Bisnis.com, JAKARTA — Laporan Bank Indonesia menunjukkan bahwa indeks ketersediaan lapangan kerja (IKLK) masih berada di zona pesimis, bahkan terus memburuk.
Sejak Mei 2025, IKLK memang terus berada di zona pesimis atau di bawah nilai acuan 100. IKLK berada di level 92 pada September 2025 atau turun dari bulan sebelumnya di level 93,2.
Padahal, pemerintah sudah mengumumkan sejumlah insentif ekonomi untuk mendukung industri hingga penciptaan lapangan kerja. Misalnya paket stimulus akhir 2025 seperti Program Magang Lulusan Perguruan Tinggi (maksimal fresh graduate satu tahun) untuk minimal 20.000 penerima manfaat.
Kemudian perluasan Pajak Penghasilan (PPh) 21 Ditanggung Pemerintah (DTP) untuk pekerja di sektor terkait pariwisata sebanyak 552.000 pekerja.
Tak hanya itu, bantuan Iuran JKK dan JKM bagi pekerja bukan penerima upah (BPU) yang meliputi mitra pengemudi transportasi online/ojek daring, ojek pangkalan, sopir, kurir, logistik untuk 731.361 orang.
Lalu program Padat Karya Tunai (cash for work) Kemenhub dan Kemen PU untuk 609.465 orang, hingga percepatan deregulasi lewat PP 28/2025 (Integrasi sistem kementerian/lembaga dan RDTR digital ke OSS) pada 50 daerah pada 2025 dan lanjut menjadi 300 daerah pada 2026.
Guru Besar Fakultas Ekonomi dan Bisnis Universitas Andalas Syafruddin Karimi mengaku tidak heran berbagai program tersebut belum mengangkat ekspektasi ketersediaan kerja secara signifikan.
Bagaimanapun, sambungnya, sebagian besar masih bersifat mereduksi biaya dan menyerap tenaga kerja sementara, bukan menambah pesanan produksi yang memicu perekrutan permanen.
Dia mencontohkan, program Padat Karya Tunai memang membantu masyarakat berpendapatan rendah, tetapi bersifat harian dan jangka pendek sehingga tidak cukup kuat untuk mengubah persepsi peluang kerja di masyarakat.

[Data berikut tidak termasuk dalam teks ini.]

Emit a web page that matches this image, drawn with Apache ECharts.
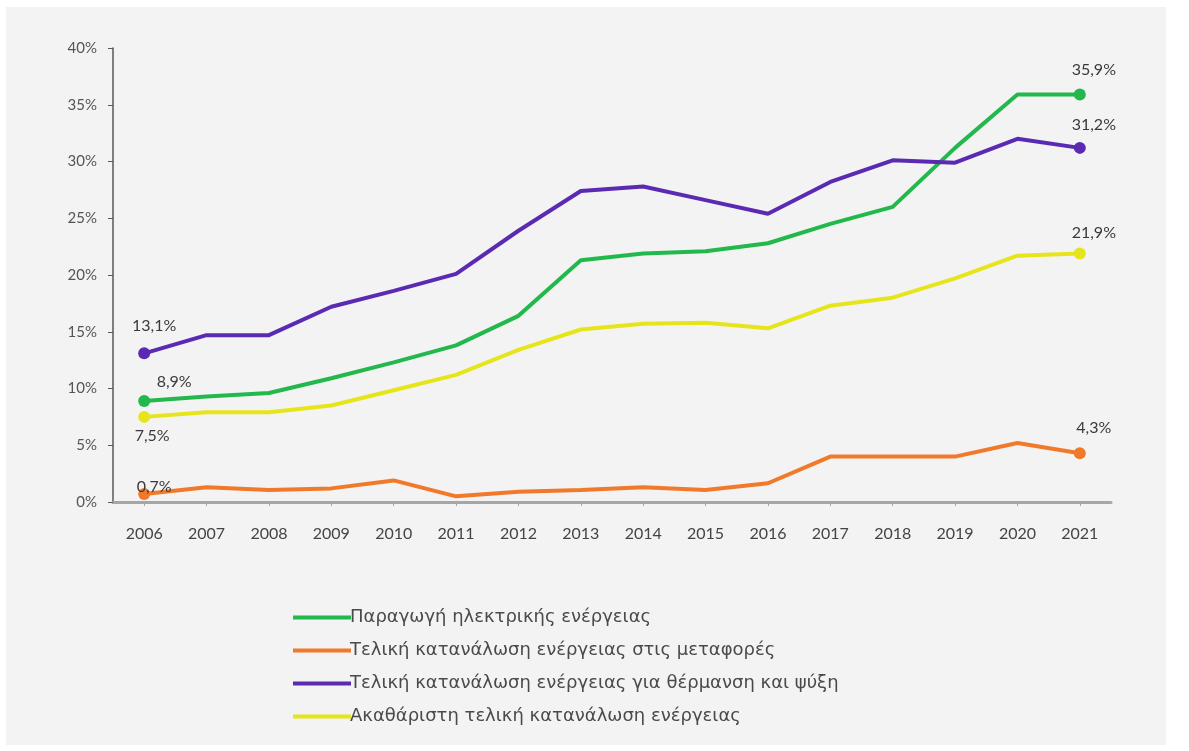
<!DOCTYPE html>
<html><head><meta charset="utf-8">
<script src="https://cdn.jsdelivr.net/npm/echarts@6/dist/echarts.min.js"></script>
<style>
html,body{margin:0;padding:0;background:#fff;}
#bg{position:absolute;left:6px;top:7px;width:1160px;height:738px;background:#f3f3f3;}
#chart{position:absolute;left:0;top:0;width:1189px;height:751px;}
</style></head>
<body><div id="bg"></div><div id="chart"></div>
<script>
const years = ['2006','2007','2008','2009','2010','2011','2012','2013','2014','2015','2016','2017','2018','2019','2020','2021'];
const electricity = [8.9, 9.3, 9.6, 10.9, 12.3, 13.8, 16.4, 21.3, 21.9, 22.1, 22.8, 24.5, 26.0, 31.2, 35.9, 35.9];
const transport = [0.7, 1.3, 1.05, 1.2, 1.9, 0.5, 0.9, 1.05, 1.3, 1.05, 1.65, 4.0, 4.0, 4.0, 5.2, 4.3];
const heating = [13.1, 14.7, 14.7, 17.2, 18.6, 20.1, 23.9, 27.4, 27.8, 26.6, 25.4, 28.2, 30.1, 29.9, 32.0, 31.2];
const gross = [7.5, 7.9, 7.9, 8.5, 9.85, 11.2, 13.4, 15.2, 15.7, 15.8, 15.3, 17.3, 18.0, 19.7, 21.7, 21.9];
const names = ['Παραγωγή ηλεκτρικής ενέργειας','Τελική κατανάλωση ενέργειας στις μεταφορές','Τελική κατανάλωση ενέργειας για θέρμανση και ψύξη','Ακαθάριστη τελική κατανάλωση ενέργειας'];
const colors = ['#22b84c','#f07a2a','#5a2ab3','#e6e51c'];
const yTicks = [0,5,10,15,20,25,30,35,40];

const fmt = v => v.toFixed(1).replace('.', ',') + '%';
// label placement for first / last points: [position, offset]
const endLabels = [
  {first:['top',[30,0]], last:['top',[14,-6]]},
  {first:['top',[10,12]], last:['top',[14,-6]]},
  {first:['top',[10,-8]], last:['top',[14,-4]]},
  {first:['bottom',[8,0]], last:['top',[14,-2]]}
];
const datasets = [electricity, transport, heating, gross];

function makeSeries(i){
  const arr = datasets[i];
  const data = arr.map((v, k) => {
    if (k === 0 || k === arr.length - 1) {
      const p = k === 0 ? endLabels[i].first : endLabels[i].last;
      return {value: v, symbol: 'circle', symbolSize: 12,
        label: {show: true, position: p[0], offset: p[1], formatter: fmt(v),
          color: '#3a3a3a', fontSize: 16, fontFamily: 'Lato'}};
    }
    return {value: v, symbol: 'none'};
  });
  return {
    name: names[i], type: 'line', data: data, showSymbol: true,
    lineStyle: {width: 4, color: colors[i]}, itemStyle: {color: colors[i]},
    symbol: 'none', z: i === 1 ? 3 : 2
  };
}

const chart = echarts.init(document.getElementById('chart'));
chart.setOption({
  animation: false,
  backgroundColor: 'transparent',
  color: colors,
  grid: {left: 113, right: 78, top: 48, bottom: 249, containLabel: false},
  xAxis: {
    type: 'category', data: years, boundaryGap: true,
    axisLine: {lineStyle: {color: '#a6a6a6', width: 3}},
    axisTick: {show: true, alignWithLabel: true, length: 4, lineStyle: {color: '#a6a6a6'}},
    axisLabel: {color: '#444', fontSize: 16, fontFamily: 'Lato', margin: 24}
  },
  yAxis: {
    type: 'value', min: 0, max: 40, interval: 5,
    axisLine: {show: true, lineStyle: {color: '#595959', width: 1.5}},
    axisTick: {show: true, length: 5, lineStyle: {color: '#595959'}},
    splitLine: {show: false},
    axisLabel: {color: '#555', fontSize: 15, fontFamily: 'Lato', margin: 16,
      formatter: v => yTicks.includes(v) ? v + '%' : ''}
  },
  legend: {
    orient: 'vertical', left: 288, top: 603, itemWidth: 58, itemHeight: 4, itemGap: 14,
    icon: 'rect',
    textStyle: {color: '#4a4a4a', fontSize: 18, lineHeight: 19, fontFamily: 'DejaVu Sans', padding: [0,0,0,-6]},
    data: names
  },
  series: [0,1,2,3].map(makeSeries)
});
</script></body></html>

Begitu pula insentif PPh 21 DTP dan diskon iuran JKK/JKM yang menurunkan beban perusahaan dan pekerja, namun dinilai tidak otomatis mendorong peningkatan permintaan tenaga kerja.

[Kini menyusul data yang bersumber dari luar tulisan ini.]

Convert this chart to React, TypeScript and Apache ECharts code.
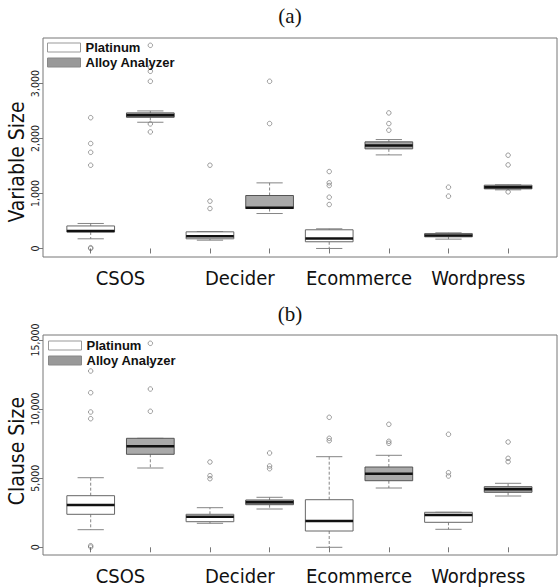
import React, { useEffect, useRef } from "react";
import * as echarts from "echarts";

const groups = ["CSOS", "Decider", "Ecommerce", "Wordpress"];
const methods = ["Platinum", "Alloy Analyzer"];

// [min, Q1, median, Q3, max] per group
const varPlatinum = [
  [176, 300, 320, 410, 455],
  [151, 176, 224, 303, 309],
  [0, 122, 182, 340, 358],
  [170, 212, 236, 273, 285],
];
const varAlloy = [
  [2297, 2387, 2424, 2467, 2503],
  [636, 727, 739, 964, 1194],
  [1703, 1813, 1873, 1940, 1982],
  [1067, 1085, 1115, 1152, 1158],
];
const varPlatinumOutliers = [
  [2380, 1910, 1750, 1515, 15, 0],
  [1515, 861, 727],
  [1400, 1194, 1145, 933, 800],
  [1115, 952],
];
const varAlloyOutliers = [
  [3697, 3297, 3224, 3042, 2267, 2121],
  [3042, 2273],
  [2467, 2273, 2152],
  [1697, 1521, 1030],
];

const clausePlatinum = [
  [1274, 2388, 3061, 3734, 5036],
  [1737, 1852, 2214, 2388, 2866],
  [0, 1179, 1903, 3444, 6556],
  [1302, 1809, 2337, 2533, 2533],
];
const clauseAlloy = [
  [5738, 6729, 7308, 7887, 7887],
  [2771, 3083, 3256, 3423, 3618],
  [4291, 4819, 5326, 5810, 6657],
  [3712, 3980, 4197, 4385, 4631],
];
const clausePlatinumOutliers = [
  [12757, 11187, 9790, 9305, 116, 22],
  [6172, 5181, 4964],
  [9407, 7887, 7713],
  [8177, 5398, 5159],
];
const clauseAlloyOutliers = [
  [14761, 13213, 11454, 9841],
  [6823, 5883, 5688],
  [8900, 7670, 7525],
  [7619, 6440, 6194],
];

const varTicks = [0, 1000, 2000, 3000];
const clauseTicks = [0, 5000, 10000, 15000];
const boxTicks = [1, 2, 3, 4, 5, 6, 7, 8];
const groupLabelPos = [1.5, 3.5, 5.5, 7.5];

const COND = '"DejaVu Sans Condensed", "DejaVu Sans", sans-serif';
const fills = ["#ffffff", "#a9a9a9"];
const strokes = ["#666666", "#555555"];

const pos = (g: number, m: number) => g * 2 + m + 1;

const makeRender = (fill: string, stroke: string) => (params: any, api: any) => {
  const x = api.value(0);
  const c = (v: number) => api.coord([x, v]);
  const [cx, yMin] = c(api.value(1));
  const yQ1 = c(api.value(2))[1];
  const yMed = c(api.value(3))[1];
  const yQ3 = c(api.value(4))[1];
  const yMax = c(api.value(5))[1];
  const bw = api.size([0.8, 0])[0];
  const cw = api.size([0.44, 0])[0];
  const wStyle = { stroke: "#777", lineWidth: 0.9, lineDash: [3, 2] };
  const capStyle = { stroke: "#777", lineWidth: 0.9 };
  return {
    type: "group",
    children: [
      { type: "line", shape: { x1: cx, y1: yQ3, x2: cx, y2: yMax }, style: wStyle },
      { type: "line", shape: { x1: cx, y1: yQ1, x2: cx, y2: yMin }, style: wStyle },
      { type: "line", shape: { x1: cx - cw / 2, y1: yMax, x2: cx + cw / 2, y2: yMax }, style: capStyle },
      { type: "line", shape: { x1: cx - cw / 2, y1: yMin, x2: cx + cw / 2, y2: yMin }, style: capStyle },
      {
        type: "rect",
        shape: { x: cx - bw / 2, y: yQ3, width: bw, height: yQ1 - yQ3 },
        style: { fill, stroke, lineWidth: 1 },
      },
      {
        type: "line",
        shape: { x1: cx - bw / 2, y1: yMed, x2: cx + bw / 2, y2: yMed },
        style: { stroke: "#111", lineWidth: 2.5 },
      },
    ],
  };
};

const fmt = (v: number) => Math.round(v).toLocaleString("en-US");

export default function App() {
  const ref = useRef<HTMLDivElement>(null);
  useEffect(() => {
    if (!ref.current) return;
    const chart = echarts.init(ref.current, null, { renderer: "svg" });

    const plots = [
      { stats: [varPlatinum, varAlloy], outs: [varPlatinumOutliers, varAlloyOutliers], ticks: varTicks, min: -155, max: 3830 },
      { stats: [clausePlatinum, clauseAlloy], outs: [clausePlatinumOutliers, clauseAlloyOutliers], ticks: clauseTicks, min: -557, max: 15362 },
    ];

    const series: any[] = [];
    plots.forEach((p, gi) => {
      methods.forEach((name, mi) => {
        series.push({
          type: "custom",
          name,
          xAxisIndex: gi,
          yAxisIndex: gi,
          renderItem: makeRender(fills[mi], strokes[mi]),
          encode: { x: 0, y: [1, 2, 3, 4, 5] },
          data: p.stats[mi].map((d, g) => [pos(g, mi), ...d]),
          z: 2,
        });
        const pts: number[][] = [];
        p.outs[mi].forEach((arr, g) => arr.forEach((v) => pts.push([pos(g, mi), v])));
        series.push({
          type: "scatter",
          name,
          xAxisIndex: gi,
          yAxisIndex: gi,
          symbol: "circle",
          symbolSize: 4.5,
          clip: false,
          itemStyle: { color: "rgba(255,255,255,0)", borderColor: "#666", borderWidth: 0.8 },
          data: pts,
          z: 3,
        });
      });
    });

    const legendData = [
      { name: "Platinum", icon: "rect", itemStyle: { color: "#ffffff", borderColor: "#999", borderWidth: 1 } },
      { name: "Alloy Analyzer", icon: "rect", itemStyle: { color: "#999999", borderColor: "#888", borderWidth: 1 } },
    ];
    const legendBase = {
      orient: "vertical",
      itemWidth: 33,
      itemHeight: 9,
      itemGap: 2,
      padding: 0,
      selectedMode: false,
      textStyle: {
        fontFamily: '"Liberation Sans Narrow", "Liberation Sans", Arial, sans-serif',
        fontWeight: "bold",
        fontSize: 13,
        lineHeight: 13,
        color: "#111",
      },
      data: legendData,
    };

    const titleStyle = { fontFamily: "Liberation Serif, serif", fontWeight: "normal", fontSize: 21, color: "#111" };

    const option: any = {
      animation: false,
      backgroundColor: "#fff",
      title: [
        { text: "(a)", left: 290, top: 5, padding: 0, textAlign: "center", textStyle: titleStyle },
        { text: "(b)", left: 290, top: 303, padding: 0, textAlign: "center", textStyle: titleStyle },
      ],
      legend: [
        { ...legendBase, left: 47, top: 41 },
        { ...legendBase, left: 48, top: 339 },
      ],
      grid: [
        { left: 43, right: 3, top: 38, height: 219, show: true, borderColor: "#777", borderWidth: 1, backgroundColor: "transparent" },
        { left: 43, right: 3, top: 335, height: 220, show: true, borderColor: "#777", borderWidth: 1, backgroundColor: "transparent" },
      ],
      xAxis: [0, 1].map((gi) => ({
        type: "value",
        gridIndex: gi,
        min: 0.2,
        max: 8.82,
        axisLine: { show: false },
        splitLine: { show: false },
        axisTick: { show: true, customValues: boxTicks, length: 5, lineStyle: { color: "#777" } },
        axisLabel: {
          customValues: groupLabelPos,
          formatter: (v: number) => groups[Math.round((v - 1.5) / 2)] ?? "",
          fontFamily: COND,
          fontSize: 20,
          color: "#111",
          margin: 11,
        },
      })),
      yAxis: plots.map((p, gi) => ({
        type: "value",
        gridIndex: gi,
        min: p.min,
        max: p.max,
        axisLine: { show: false },
        splitLine: { show: false },
        axisTick: { show: true, customValues: p.ticks, length: 4, lineStyle: { color: "#777" } },
        axisLabel: {
          customValues: p.ticks,
          formatter: fmt,
          rotate: 90,
          fontFamily: COND,
          fontSize: 10.5,
          color: "#222",
          margin: 3,
        },
      })),
      graphic: [
        { type: "text", x: 17, y: 162, rotation: Math.PI / 2, style: { text: "Variable Size", fontFamily: COND, fontSize: 21, fill: "#111", textAlign: "center", textVerticalAlign: "middle" } },
        { type: "text", x: 17, y: 451, rotation: Math.PI / 2, style: { text: "Clause Size", fontFamily: COND, fontSize: 21, fill: "#111", textAlign: "center", textVerticalAlign: "middle" } },
      ],
      series,
    };
    chart.setOption(option);
    return () => chart.dispose();
  }, []);
  return <div ref={ref} style={{ position: "absolute", left: 0, top: 0, width: 560, height: 588 }} />;
}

“Tanpa lonjakan order yang jelas—entah dari ekspor, pariwisata, pengadaan pemerintah yang membeli output UKM, atau proyek bernilai tambah—perusahaan cenderung menunda kontrak baru. Hasilnya, publik masih membaca sinyal pasar kerja sebagai ‘ketat,’ dan IKLK bertahan di bawah 100 walau stimulus diumumkan,” jelas Syafruddin kepada Bisnis, Rabu (8/10/2025).
Senada, Peneliti Center of Reform on Economics (Core Indonesia) Yusuf Rendy Manilet menilai sejumlah stimulus ekonomi itu memang akan berpengaruh secara signifikan ke persepsi masyarakat.
Dia menjelaskan, tantangan utama kebijakan stimulus kali ini terletak pada aspek cakupan. Skala program magang dan padat karya dinilai masih terlalu kecil bila dibandingkan dengan jumlah pengangguran dan setengah pengangguran nasional.
Akibatnya, stimulus hanya memberikan efek jangka pendek pada sebagian masyarakat penerima, tanpa mampu mengubah secara signifikan ekspektasi pasar kerja secara luas.
“Program-program itu bisa memberi dorongan sementara terhadap konsumsi, terutama bagi penerima langsung, tetapi dampaknya terhadap penyerapan tenaga kerja dan pertumbuhan ekonomi secara keseluruhan kemungkinan tetap terbatas,” ujar Yusuf kepada Bisnis, Rabu (8/10/2025).
Dengan tekanan pendapatan yang berlanjut dan cakupan stimulus yang belum memadai, dia meyakini pemulihan optimisme konsumen, khususnya di kelas menengah, masih memerlukan waktu dan dukungan kebijakan yang lebih terarah.